Short problem: Where a line holds the word "page", copy that line.

Information shown:
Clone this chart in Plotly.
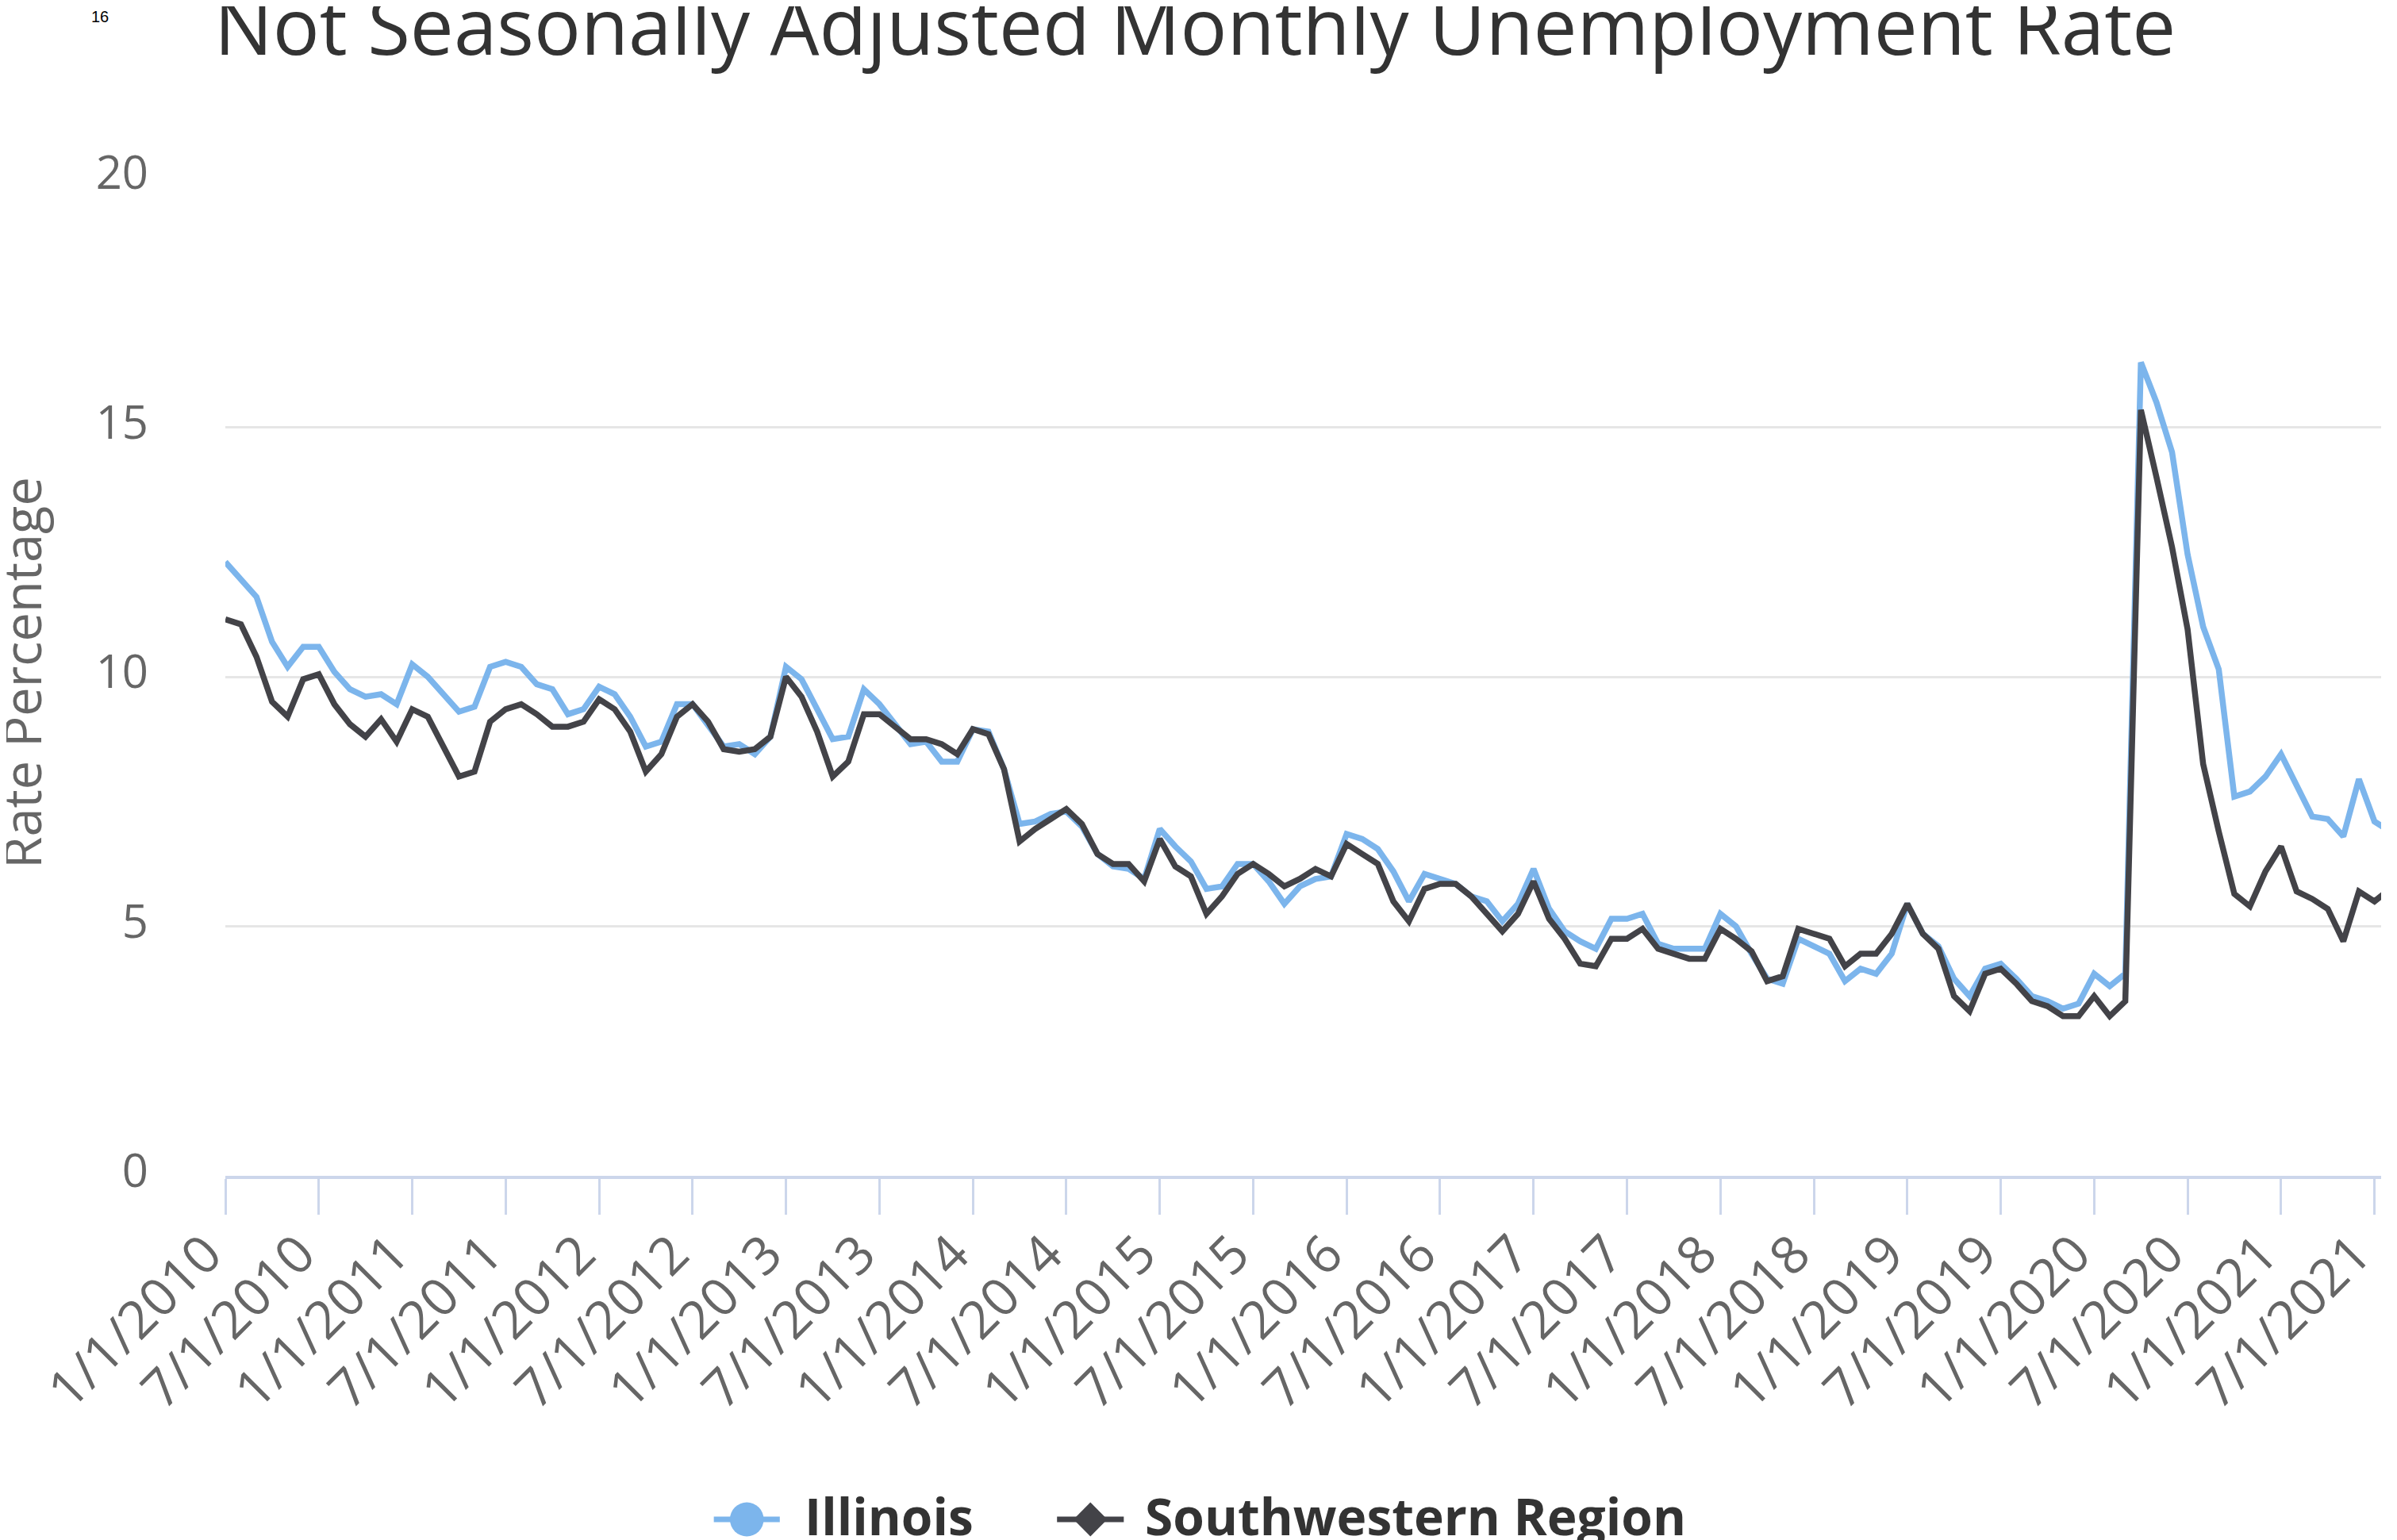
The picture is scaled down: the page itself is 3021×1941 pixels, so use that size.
import plotly.graph_objects as go

# ---- data -------------------------------------------------------------
months = [f"{m}/1/{y}" for y in range(2010, 2022) for m in range(1, 13)][:140]

illinois = [
    12.3, 11.95, 11.6, 10.7, 10.2, 10.6, 10.6, 10.1, 9.75, 9.6, 9.65, 9.45,
    10.25, 10.0, 9.65, 9.3, 9.4, 10.2, 10.3, 10.2, 9.85, 9.75, 9.25, 9.35,
    9.8, 9.65, 9.2, 8.6, 8.7, 9.45, 9.45, 9.0, 8.6, 8.65, 8.45, 8.8,
    10.2, 9.95, 9.35, 8.75, 8.8, 9.75, 9.45, 9.05, 8.65, 8.7, 8.3, 8.3,
    8.95, 8.9, 8.15, 7.05, 7.1, 7.25, 7.3, 7.0, 6.45, 6.2, 6.15, 5.95,
    6.95, 6.6, 6.3, 5.75, 5.8, 6.25, 6.25, 5.9, 5.45, 5.8, 5.95, 6.0,
    6.85, 6.75, 6.55, 6.1, 5.5, 6.05, 5.95, 5.85, 5.6, 5.5, 5.1, 5.45,
    6.15, 5.35, 4.9, 4.7, 4.55, 5.15, 5.15, 5.25, 4.65, 4.55, 4.55, 4.55,
    5.25, 5.0, 4.45, 3.95, 3.85, 4.75, 4.6, 4.45, 3.9, 4.15, 4.05, 4.45,
    5.45, 4.85, 4.6, 3.95, 3.6, 4.15, 4.25, 3.95, 3.6, 3.5, 3.35, 3.45,
    4.05, 3.8, 4.05, 16.3, 15.5, 14.5, 12.45, 11.0, 10.15, 7.6, 7.7, 8.0,
    8.45, 7.8, 7.2, 7.15, 6.8, 7.95, 7.1, 6.9,
]

southwestern = [
    11.15, 11.05, 10.4, 9.5, 9.2, 9.95, 10.05, 9.45, 9.05, 8.8, 9.15, 8.7,
    9.35, 9.2, 8.6, 8.0, 8.1, 9.1, 9.35, 9.45, 9.25, 9.0, 9.0, 9.1,
    9.55, 9.35, 8.9, 8.1, 8.45, 9.2, 9.45, 9.1, 8.55, 8.5, 8.55, 8.8,
    10.0, 9.6, 8.9, 8.0, 8.3, 9.25, 9.25, 9.0, 8.75, 8.75, 8.65, 8.45,
    8.95, 8.85, 8.15, 6.7, 6.95, 7.15, 7.35, 7.05, 6.45, 6.25, 6.25, 5.9,
    6.75, 6.2, 6.0, 5.25, 5.6, 6.05, 6.25, 6.05, 5.8, 5.95, 6.15, 6.0,
    6.65, 6.45, 6.25, 5.5, 5.1, 5.75, 5.85, 5.85, 5.6, 5.25, 4.9, 5.25,
    5.9, 5.15, 4.75, 4.25, 4.2, 4.75, 4.75, 4.95, 4.55, 4.45, 4.35, 4.35,
    4.95, 4.75, 4.5, 3.9, 4.0, 4.95, 4.85, 4.75, 4.2, 4.45, 4.45, 4.85,
    5.45, 4.85, 4.55, 3.6, 3.3, 4.05, 4.15, 3.85, 3.5, 3.4, 3.2, 3.2,
    3.6, 3.2, 3.5, 15.35, 14.0, 12.6, 10.95, 8.25, 6.9, 5.65, 5.4, 6.1,
    6.6, 5.7, 5.55, 5.35, 4.7, 5.7, 5.5, 5.75,
]

tick_labels = months[::6]
y_ticks = [0, 5, 10, 15, 20]

series_names = ["Illinois", "Southwestern Region"]
series_colors = ["#7cb5ec", "#434348"]

# ---- geometry ---------------------------------------------------------
W, H = 3021, 1941
L, R, T, B = 276, 0, 216, 467
PW, PH = W - L - R, H - T - B


def px(x):
    return (x - L) / PW


def py(y):
    return (H - B - y) / PH


FONT = "Open Sans, Noto Sans, sans-serif"

fig = go.Figure()
for name, vals, col in zip(series_names, [illinois, southwestern], series_colors):
    fig.add_trace(go.Scatter(
        x=months[:len(vals)], y=vals, mode="lines", name=name,
        line=dict(color=col, width=7.5), showlegend=False,
    ))

# ---- manual legend ----------------------------------------------------
shapes = []
annotations = []
sym_y = 1907
txt_y = 1902
items = [(898, 982, 1012, "circle"), (1335, 1420, 1445, "diamond")]
for (x0, x1, tx, sym), name, col in zip(items, series_names, series_colors):
    shapes.append(dict(type="line", xref="paper", yref="paper",
                       x0=px(x0), x1=px(x1), y0=py(sym_y), y1=py(sym_y),
                       line=dict(color=col, width=7)))
    cx = (x0 + x1) / 2
    r = 21.5
    if sym == "circle":
        shapes.append(dict(type="circle", xref="paper", yref="paper",
                           x0=px(cx - r), x1=px(cx + r), y0=py(sym_y + r), y1=py(sym_y - r),
                           fillcolor=col, line=dict(width=0)))
    else:
        path = (f"M {px(cx - r)} {py(sym_y)} L {px(cx)} {py(sym_y - r)} "
                f"L {px(cx + r)} {py(sym_y)} L {px(cx)} {py(sym_y + r)} Z")
        shapes.append(dict(type="path", xref="paper", yref="paper", path=path,
                           fillcolor=col, line=dict(width=0)))
    annotations.append(dict(text=f"<b>{name}</b>", xref="paper", yref="paper",
                            x=px(tx), y=py(txt_y), xanchor="left", yanchor="middle",
                            showarrow=False, font=dict(family=FONT, size=64, color="#333333")))

# title (partly cut at the top, as in the reference)
annotations.append(dict(text="Not Seasonally Adjusted Monthly Unemployment Rate",
                        xref="paper", yref="paper", x=px(W / 2), y=py(23),
                        xanchor="center", yanchor="middle", showarrow=False,
                        font=dict(family=FONT, size=98, color="#333333")))
# y axis title
annotations.append(dict(text="Rate Percentage", xref="paper", yref="paper",
                        x=px(16), y=py(840), xanchor="center", yanchor="middle",
                        textangle=-90, showarrow=False,
                        font=dict(family=FONT, size=65, color="#666666")))
# small page number
annotations.append(dict(text="16", xref="paper", yref="paper",
                        x=px(116), y=py(13), xanchor="center", yanchor="middle",
                        showarrow=False,
                        font=dict(family="Liberation Sans, Arial, sans-serif", size=20, color="#000000")))

pad = "\u00a0\u00a0"
fig.update_layout(
    width=W, height=H,
    margin=dict(l=L, r=R, t=T, b=B, pad=0),
    paper_bgcolor="white", plot_bgcolor="white",
    shapes=shapes, annotations=annotations,
    showlegend=False,
    xaxis=dict(
        type="category", categoryorder="array", categoryarray=months,
        range=[0, PW / 19.83],
        tickmode="array", tickvals=tick_labels, ticktext=[t + pad for t in tick_labels],
        tickangle=-45, ticks="outside", ticklen=45, tickwidth=3, tickcolor="#ccd6eb",
        ticklabelstandoff=-40,
        showline=True, linecolor="#ccd6eb", linewidth=4,
        showgrid=False, zeroline=False,
        tickfont=dict(family=FONT, size=66, color="#666666"),
    ),
    yaxis=dict(
        range=[0, 20], tickmode="array", tickvals=y_ticks,
        showgrid=True, gridcolor="#e6e6e6", gridwidth=3,
        zeroline=False, showline=False, ticks="",
        ticklabelstandoff=96, ticklabelshift=-6,
        tickfont=dict(family=FONT, size=58, color="#666666"),
    ),
)

fig.write_html("out.html")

Reply:
The picture is scaled down: the page itself is 3021×1941 pixels, so use that size.
# small page number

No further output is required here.